HTTP flows appointed by this method present behaviour similar to flows tagged by Snort as malicious (priority 1). If you have a host associated with such an alert, you should investigate. Probably, the host is infected by a Malware.

In the event’s note, you can find the domain name involved with the suspicious flow. Search in Google , VirusTotal , Malwr or any other Malware database to certify if the domain name is somehow associated with a malicious code.

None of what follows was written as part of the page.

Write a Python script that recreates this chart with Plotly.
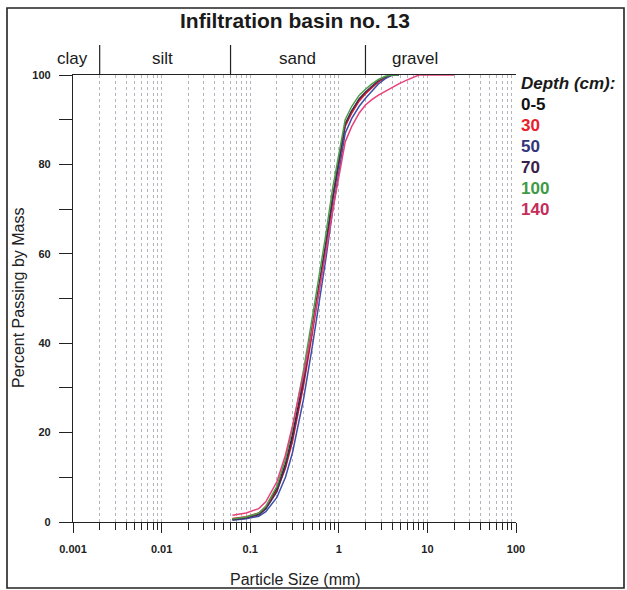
import math
import plotly.graph_objects as go

# ---------------- data ----------------
title_text = "Infiltration basin no. 13"
x_title = "Particle Size (mm)"
y_title = "Percent Passing by Mass"
sizes_mm = [0.063, 0.09, 0.125, 0.15, 0.2, 0.25, 0.3, 0.4, 0.5, 0.6, 0.71, 0.85,
            1.0, 1.18, 1.4, 1.7, 2.0, 2.36, 2.8, 3.35, 4.0, 4.75, 5.6, 6.7, 8.0, 10.0, 20.0]
N = None
depth_labels = ["0-5", "30", "50", "70", "100", "140"]
pass_0_5 = [0.6, 1.0, 1.8, 3.2, 7.5, 13.0, 19.5, 32.0, 43.5, 53.0, 62.0, 72.5,
            80.5, 89.0, 92.0, 94.5, 96.0, 97.3, 98.5, 99.4, 100, 100, N, N, N, N, N]
pass_30 = [0.8, 1.2, 2.0, 3.4, 7.0, 12.0, 18.0, 30.5, 42.0, 52.0, 61.0, 72.0,
           80.0, 88.5, 91.5, 94.2, 95.8, 97.2, 98.5, 99.4, 100, 100, N, N, N, N, N]
pass_50 = [0.4, 0.7, 1.3, 2.3, 5.5, 10.0, 15.5, 27.5, 39.0, 49.0, 58.5, 69.5,
           78.0, 87.0, 90.3, 93.0, 94.8, 96.5, 98.0, 99.2, 100, 100, N, N, N, N, N]
pass_70 = [0.5, 0.9, 1.6, 2.9, 6.8, 12.5, 18.8, 31.5, 43.0, 52.5, 61.5, 72.0,
           80.5, 89.0, 92.0, 94.7, 96.2, 97.5, 98.8, 99.6, 100, 100, N, N, N, N, N]
pass_100 = [0.7, 1.1, 2.0, 3.5, 8.0, 14.0, 21.0, 34.0, 45.5, 55.0, 64.0, 74.5,
            82.0, 90.0, 93.0, 95.5, 96.8, 98.0, 99.0, 99.7, 100, 100, N, N, N, N, N]
pass_140 = [1.5, 2.0, 3.0, 4.5, 9.0, 15.0, 21.5, 33.0, 43.0, 51.5, 60.0, 69.5,
            77.5, 85.0, 88.5, 91.5, 93.3, 94.5, 95.5, 96.4, 97.2, 98.0, 98.7, 99.4, 100, 100, 100]
series_values = [pass_0_5, pass_30, pass_50, pass_70, pass_100, pass_140]

x_tick_vals = [0.001, 0.01, 0.1, 1, 10, 100]
x_tick_text = ["0.001", "0.01", "0.1", "1", "10", "100"]
y_tick_vals = [0, 10, 20, 30, 40, 50, 60, 70, 80, 90, 100]
y_tick_text = ["0", "", "20", "", "40", "", "60", "", "80", "", "100"]

class_names = ["clay", "silt", "sand", "gravel"]
class_bounds_mm = [0.002, 0.06, 2.0]

# ---------------- style ----------------
line_colors = ["#1a1a1a", "#e41e26", "#3d4fa8", "#4a2a5a", "#4aa04a", "#e8407a"]
label_colors = ["#111111", "#e8202a", "#33357a", "#3a2046", "#3f9a45", "#c52c5a"]
FONT = "Liberation Sans, Arial, sans-serif"

W, H = 627, 590
ML, MR, MT, MB = 73, 111, 75, 68
PW, PH = W - ML - MR, H - MT - MB


def px2paper_x(px):
    return (px - ML) / PW


def px2paper_y(py):
    return (H - MB - py) / PH


def logpos(d):
    return (math.log10(d) + 3) / 5.0


fig = go.Figure()
for vals, col, name in zip(series_values, line_colors, depth_labels):
    fig.add_trace(go.Scatter(x=sizes_mm, y=vals, mode="lines", name=name,
                             line=dict(color=col, width=1.5), connectgaps=False,
                             showlegend=False))

minor_vals = [m * 10 ** e for e in range(-3, 2) for m in range(2, 10)]
GRID = "#b4b4bc"

fig.update_layout(
    width=W, height=H,
    margin=dict(l=ML, r=MR, t=MT, b=MB, autoexpand=False),
    paper_bgcolor="white", plot_bgcolor="white",
    font=dict(family=FONT, color="#1a1a1a"),
    xaxis=dict(
        type="log", range=[-3, 2], automargin=False,
        tickmode="array", tickvals=x_tick_vals, ticktext=x_tick_text,
        ticks="outside", ticklen=10, tickwidth=1, tickcolor="#222",
        tickfont=dict(size=11, family=FONT, color="#222", weight="bold"),
        ticklabelstandoff=7,
        showline=True, linecolor="#222", linewidth=1.3, mirror=True,
        showgrid=True, gridcolor=GRID, griddash="dot", gridwidth=1,
        zeroline=False,
        minor=dict(tickmode="array", tickvals=minor_vals, ticks="outside",
                   ticklen=7, tickcolor="#222", showgrid=True,
                   gridcolor=GRID, griddash="dot", gridwidth=1),
    ),
    yaxis=dict(
        range=[0, 100], automargin=False,
        tickmode="array", tickvals=y_tick_vals, ticktext=y_tick_text,
        ticks="outside", ticklen=13, tickwidth=1, tickcolor="#222",
        tickfont=dict(size=11, family=FONT, color="#222", weight="bold"),
        ticklabelstandoff=6,
        showline=True, linecolor="#222", linewidth=1.3, mirror=False,
        showgrid=False, zeroline=False,
    ),
)

# axis titles
fig.add_annotation(text=x_title, xref="paper", yref="paper",
                   x=px2paper_x(295), y=px2paper_y(579), xanchor="center", yanchor="middle",
                   showarrow=False, font=dict(size=16, family=FONT, color="#222"))
fig.add_annotation(text=y_title, xref="paper", yref="paper", textangle=-90,
                   x=px2paper_x(18), y=px2paper_y(298), xanchor="center", yanchor="middle",
                   showarrow=False, font=dict(size=16, family=FONT, color="#222"))

# outer frame
fig.add_shape(type="rect", xref="paper", yref="paper",
              x0=px2paper_x(7), x1=px2paper_x(624), y0=px2paper_y(588), y1=px2paper_y(8),
              line=dict(color="#222", width=1.6), fillcolor="rgba(0,0,0,0)", layer="above")

# title
fig.add_annotation(text="<b>" + title_text + "</b>", xref="paper", yref="paper",
                   x=0.5, y=px2paper_y(21), xanchor="center", yanchor="middle",
                   showarrow=False, font=dict(size=21, family=FONT, color="#1a1a1a"))

# soil class band
for b in class_bounds_mm:
    fig.add_shape(type="line", xref="paper", yref="paper",
                  x0=logpos(b), x1=logpos(b), y0=1.0, y1=px2paper_y(45),
                  line=dict(color="#222", width=1.2))
label_px = [72, 162, 297, 415]
for name, lx in zip(class_names, label_px):
    fig.add_annotation(text=name, xref="paper", yref="paper",
                       x=px2paper_x(lx), y=px2paper_y(59), xanchor="center", yanchor="middle",
                       showarrow=False, font=dict(size=17, family=FONT, color="#1a1a1a"))

# depth legend
fig.add_annotation(text="<b><i>Depth (cm):</i></b>", xref="paper", yref="paper",
                   x=px2paper_x(519), y=px2paper_y(84), xanchor="left", yanchor="middle",
                   showarrow=False, font=dict(size=17, family=FONT, color="#1a1a1a"))
for i, (lab, col) in enumerate(zip(depth_labels, label_colors)):
    fig.add_annotation(text="<b>" + lab + "</b>", xref="paper", yref="paper",
                       x=px2paper_x(519), y=px2paper_y(104 + 21 * i), xanchor="left",
                       yanchor="middle", showarrow=False,
                       font=dict(size=17, family=FONT, color=col))

fig.write_html("out.html")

Relevant applications to remove Malware

Technical Details

Below some steps of Hogzilla IDS HTTP k-means clustering algorithm are described.

  • Select from HBase the features listed in table below for all HTTP flows containing at least two packets
  • Normalize the data and cluster the points in 32 clusters using k-means
  • Stratify the points by (cluster,flow classification from nDPI)
  • Generate alerts for the strata with the proportions of Snort events larger than a threshold
Used features
flow:avg_packet_size
flow:packets_without_payload
flow:avg_inter_time
flow:flow_duration
flow:max_packet_size
flow:bytes
flow:packets
flow:min_packet_size
flow:packet_size-0
flow:inter_time-0
flow:packet_size-1
flow:inter_time-1
flow:packet_size-2
flow:inter_time-2
flow:packet_size-3
flow:inter_time-3
flow:packet_size-4
flow:inter_time-4
flow:http_method

Tests in lab

  • Coming soon

Comments

  • The number 32 was defined heuristically, based on some results in laboratory

References

  • An Introduction to Statistical Learning with Applications in R, by Gareth James, Daniela Witten, Trevor Hastie and Robert Tibshirani. Available for free at http://www-bcf.usc.edu/~gareth/ISL/ , but you should by it!